> [What to do] Produce a word-for-word copy of the listing below without its pictures.

> [Recorded data]
------------------------------------

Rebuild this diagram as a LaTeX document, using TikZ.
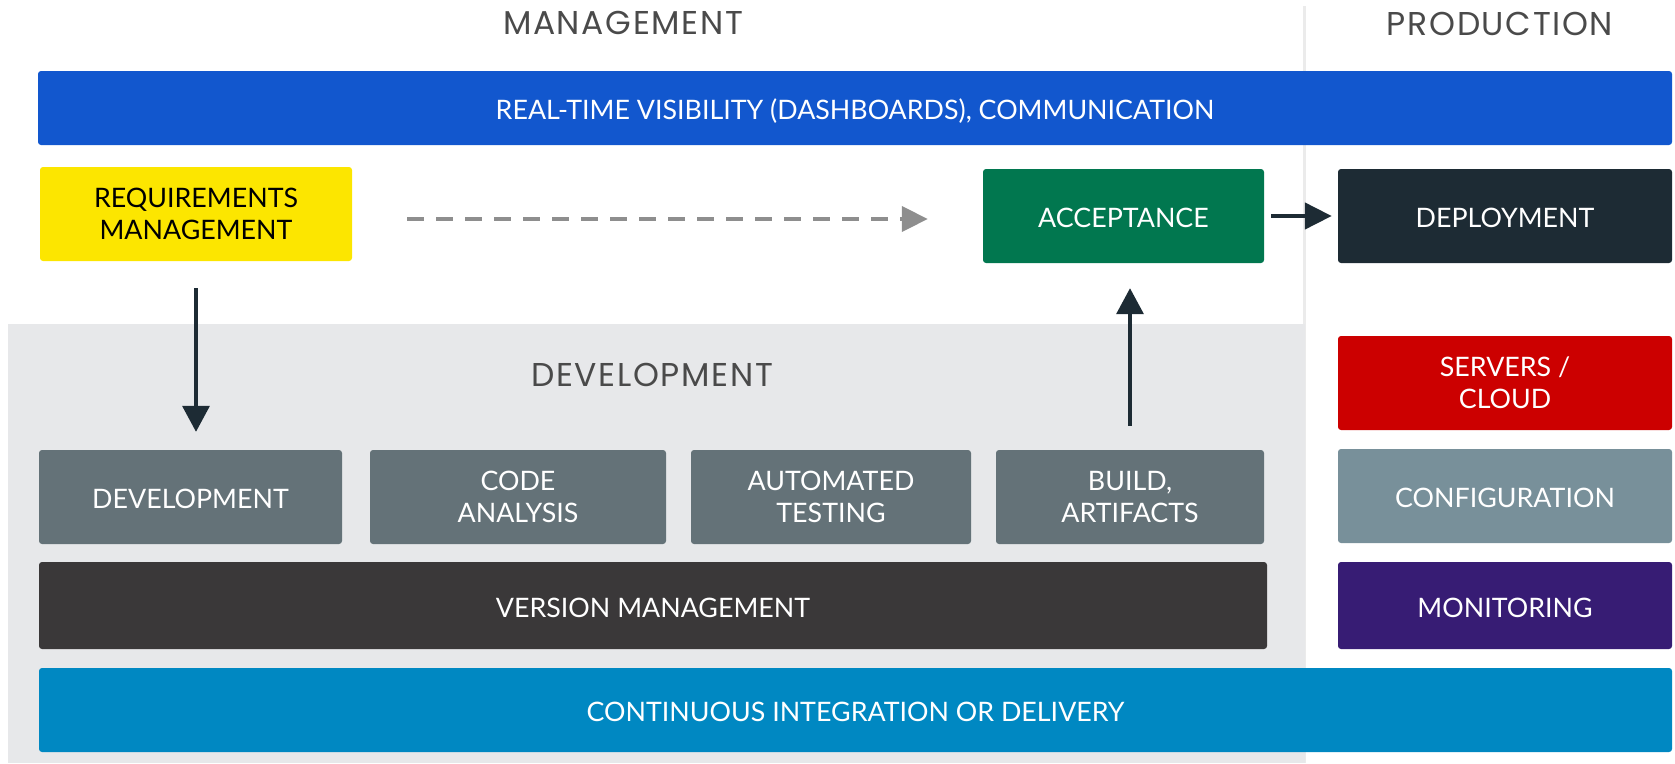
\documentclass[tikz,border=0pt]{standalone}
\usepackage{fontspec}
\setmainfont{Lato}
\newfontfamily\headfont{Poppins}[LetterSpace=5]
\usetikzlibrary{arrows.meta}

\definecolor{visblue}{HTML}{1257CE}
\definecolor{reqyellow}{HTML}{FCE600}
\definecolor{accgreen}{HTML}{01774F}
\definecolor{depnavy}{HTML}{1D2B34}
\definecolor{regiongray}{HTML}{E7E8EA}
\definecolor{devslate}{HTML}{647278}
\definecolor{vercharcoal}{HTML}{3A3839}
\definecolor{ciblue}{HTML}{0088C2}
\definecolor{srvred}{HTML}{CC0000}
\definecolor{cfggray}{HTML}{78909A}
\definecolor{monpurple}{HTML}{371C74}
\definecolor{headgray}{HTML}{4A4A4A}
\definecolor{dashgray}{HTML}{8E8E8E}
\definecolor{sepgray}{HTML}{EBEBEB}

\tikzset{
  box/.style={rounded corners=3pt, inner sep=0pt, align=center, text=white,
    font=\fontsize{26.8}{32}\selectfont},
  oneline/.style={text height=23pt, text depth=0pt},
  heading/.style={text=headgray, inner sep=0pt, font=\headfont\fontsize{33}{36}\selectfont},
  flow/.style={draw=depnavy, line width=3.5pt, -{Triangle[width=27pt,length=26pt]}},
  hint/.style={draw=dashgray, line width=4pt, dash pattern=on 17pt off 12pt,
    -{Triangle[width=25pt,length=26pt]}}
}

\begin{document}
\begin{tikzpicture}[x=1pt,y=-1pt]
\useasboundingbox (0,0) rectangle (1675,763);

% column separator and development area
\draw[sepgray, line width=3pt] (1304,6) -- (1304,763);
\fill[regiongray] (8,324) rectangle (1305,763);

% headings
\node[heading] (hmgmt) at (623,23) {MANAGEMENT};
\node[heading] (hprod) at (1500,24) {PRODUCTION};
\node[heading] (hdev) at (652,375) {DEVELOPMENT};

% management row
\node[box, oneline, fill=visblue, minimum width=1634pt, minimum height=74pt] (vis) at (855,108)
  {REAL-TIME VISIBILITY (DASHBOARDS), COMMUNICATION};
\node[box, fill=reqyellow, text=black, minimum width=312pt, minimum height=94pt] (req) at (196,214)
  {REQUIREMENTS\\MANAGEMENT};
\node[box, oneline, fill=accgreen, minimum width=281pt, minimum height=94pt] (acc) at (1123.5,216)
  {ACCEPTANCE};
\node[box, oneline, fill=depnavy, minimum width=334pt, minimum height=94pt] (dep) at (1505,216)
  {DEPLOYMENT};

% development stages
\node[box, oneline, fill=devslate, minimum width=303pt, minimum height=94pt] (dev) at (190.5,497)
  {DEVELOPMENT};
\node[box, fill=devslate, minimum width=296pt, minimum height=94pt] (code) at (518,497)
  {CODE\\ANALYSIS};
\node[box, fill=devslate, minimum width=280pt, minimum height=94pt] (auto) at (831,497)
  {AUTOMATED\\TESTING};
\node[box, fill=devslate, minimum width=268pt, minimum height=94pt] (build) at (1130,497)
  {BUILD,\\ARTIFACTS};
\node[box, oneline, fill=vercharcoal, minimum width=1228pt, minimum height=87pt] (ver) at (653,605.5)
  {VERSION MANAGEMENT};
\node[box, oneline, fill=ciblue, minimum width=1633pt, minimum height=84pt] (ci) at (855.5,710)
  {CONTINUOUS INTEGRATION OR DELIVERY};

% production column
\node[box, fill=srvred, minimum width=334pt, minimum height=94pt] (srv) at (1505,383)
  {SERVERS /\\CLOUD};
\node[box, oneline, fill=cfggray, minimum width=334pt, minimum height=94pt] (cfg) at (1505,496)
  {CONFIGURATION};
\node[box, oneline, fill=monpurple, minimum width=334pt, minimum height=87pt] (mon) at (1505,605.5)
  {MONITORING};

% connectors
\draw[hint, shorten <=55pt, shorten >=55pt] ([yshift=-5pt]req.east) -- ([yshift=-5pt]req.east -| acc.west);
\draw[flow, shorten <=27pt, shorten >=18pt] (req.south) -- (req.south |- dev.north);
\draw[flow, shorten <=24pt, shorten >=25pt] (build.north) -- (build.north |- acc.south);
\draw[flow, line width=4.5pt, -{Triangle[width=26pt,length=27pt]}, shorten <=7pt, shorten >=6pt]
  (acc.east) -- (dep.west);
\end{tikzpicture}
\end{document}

------------------------------------

> [The reply]
Rebuild this diagram as a LaTeX document, using TikZ.
\documentclass[tikz,border=0pt]{standalone}
\usepackage{fontspec}
\setmainfont{Lato}
\newfontfamily\headfont{Poppins}[LetterSpace=5]
\usetikzlibrary{arrows.meta}

\definecolor{visblue}{HTML}{1257CE}
\definecolor{reqyellow}{HTML}{FCE600}
\definecolor{accgreen}{HTML}{01774F}
\definecolor{depnavy}{HTML}{1D2B34}
\definecolor{regiongray}{HTML}{E7E8EA}
\definecolor{devslate}{HTML}{647278}
\definecolor{vercharcoal}{HTML}{3A3839}
\definecolor{ciblue}{HTML}{0088C2}
\definecolor{srvred}{HTML}{CC0000}
\definecolor{cfggray}{HTML}{78909A}
\definecolor{monpurple}{HTML}{371C74}
\definecolor{headgray}{HTML}{4A4A4A}
\definecolor{dashgray}{HTML}{8E8E8E}
\definecolor{sepgray}{HTML}{EBEBEB}

\tikzset{
  box/.style={rounded corners=3pt, inner sep=0pt, align=center, text=white,
    font=\fontsize{26.8}{32}\selectfont},
  oneline/.style={text height=23pt, text depth=0pt},
  heading/.style={text=headgray, inner sep=0pt, font=\headfont\fontsize{33}{36}\selectfont},
  flow/.style={draw=depnavy, line width=3.5pt, -{Triangle[width=27pt,length=26pt]}},
  hint/.style={draw=dashgray, line width=4pt, dash pattern=on 17pt off 12pt,
    -{Triangle[width=25pt,length=26pt]}}
}

\begin{document}
\begin{tikzpicture}[x=1pt,y=-1pt]
\useasboundingbox (0,0) rectangle (1675,763);

% column separator and development area
\draw[sepgray, line width=3pt] (1304,6) -- (1304,763);
\fill[regiongray] (8,324) rectangle (1305,763);

% headings
\node[heading] (hmgmt) at (623,23) {MANAGEMENT};
\node[heading] (hprod) at (1500,24) {PRODUCTION};
\node[heading] (hdev) at (652,375) {DEVELOPMENT};

% management row
\node[box, oneline, fill=visblue, minimum width=1634pt, minimum height=74pt] (vis) at (855,108)
  {REAL-TIME VISIBILITY (DASHBOARDS), COMMUNICATION};
\node[box, fill=reqyellow, text=black, minimum width=312pt, minimum height=94pt] (req) at (196,214)
  {REQUIREMENTS\\MANAGEMENT};
\node[box, oneline, fill=accgreen, minimum width=281pt, minimum height=94pt] (acc) at (1123.5,216)
  {ACCEPTANCE};
\node[box, oneline, fill=depnavy, minimum width=334pt, minimum height=94pt] (dep) at (1505,216)
  {DEPLOYMENT};

% development stages
\node[box, oneline, fill=devslate, minimum width=303pt, minimum height=94pt] (dev) at (190.5,497)
  {DEVELOPMENT};
\node[box, fill=devslate, minimum width=296pt, minimum height=94pt] (code) at (518,497)
  {CODE\\ANALYSIS};
\node[box, fill=devslate, minimum width=280pt, minimum height=94pt] (auto) at (831,497)
  {AUTOMATED\\TESTING};
\node[box, fill=devslate, minimum width=268pt, minimum height=94pt] (build) at (1130,497)
  {BUILD,\\ARTIFACTS};
\node[box, oneline, fill=vercharcoal, minimum width=1228pt, minimum height=87pt] (ver) at (653,605.5)
  {VERSION MANAGEMENT};
\node[box, oneline, fill=ciblue, minimum width=1633pt, minimum height=84pt] (ci) at (855.5,710)
  {CONTINUOUS INTEGRATION OR DELIVERY};

% production column
\node[box, fill=srvred, minimum width=334pt, minimum height=94pt] (srv) at (1505,383)
  {SERVERS /\\CLOUD};
\node[box, oneline, fill=cfggray, minimum width=334pt, minimum height=94pt] (cfg) at (1505,496)
  {CONFIGURATION};
\node[box, oneline, fill=monpurple, minimum width=334pt, minimum height=87pt] (mon) at (1505,605.5)
  {MONITORING};

% connectors
\draw[hint, shorten <=55pt, shorten >=55pt] ([yshift=-5pt]req.east) -- ([yshift=-5pt]req.east -| acc.west);
\draw[flow, shorten <=27pt, shorten >=18pt] (req.south) -- (req.south |- dev.north);
\draw[flow, shorten <=24pt, shorten >=25pt] (build.north) -- (build.north |- acc.south);
\draw[flow, line width=4.5pt, -{Triangle[width=26pt,length=27pt]}, shorten <=7pt, shorten >=6pt]
  (acc.east) -- (dep.west);
\end{tikzpicture}
\end{document}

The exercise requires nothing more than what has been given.